Working in ministry has a lot of perks. One of the greatest perk for me has been to be able to be a part of people’s lives during the holidays. Whether it is Advent, Christmas, Easter or other Church holidays, as a minister, we were able to be a part of how a person or a family experiences the love of Christ that season. But the reality is, we are all just members of a team, a parish staff, which comes together to provide these spiritual experiences for the parish. It is easy to get caught up in the parish politics, step on each other’s toes, and get on each other’s nerves. Here are some thoughts on how to keep the holidays holy for ourselves and our ministry family.

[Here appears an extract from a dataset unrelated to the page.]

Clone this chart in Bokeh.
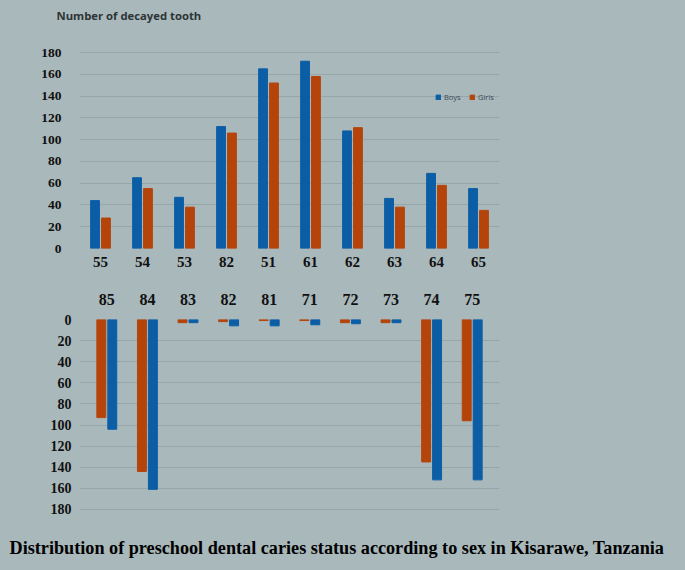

Remember, each person is Christ in that moment
In any line of work, it can be difficult to work with coworkers. We are parish leaders. We need to rise above the norm of pettiness, spite, and criticism, which can be trying at times. Keep in mind the words of Jesus: “Amen, I say to you, what you did not do for one of these least ones, you did not do for me” (Mt 25: 45). In the heat of the moment, it may not feel that way. However, even in a frustrating situation; these people need to be as Christ to us. If we start viewing our co-workers in this way, it will make some of these hardships easier. We must be able to find Christ in the “other.”
Keep our eye on the goal
We all have one main goal, whether we are the director of youth ministry or the parish accountant. We are working for and towards bringing a community closer to Christ. If we get caught up in the little items, we sometimes forget that there is a greater goal than whatever is important to us in any given moment. Share the parish vision; make sure we are all working towards the same goal, not individual ideals.
Spread the love
Since we work in ministry, we have the wonderful opportunity to share words of encouragement, particularly around religious holidays, with our co-workers. We should capitalize on these moments to acknowledge the hard work our brothers and sisters do. Send a card to the director of religious education, leave an encouraging note for the catechists in the parish, or tell the priest what you liked about his homily. It isn’t difficult, but it may take us out of our comfort zone. However, it could lead to not only budding relationships, but a stronger parish staff.
It is important to remember that no matter what the season, we are all co-workers, tending the same Lord’s field. We need to work together to bring about the Kingdom of God here in our parish communities.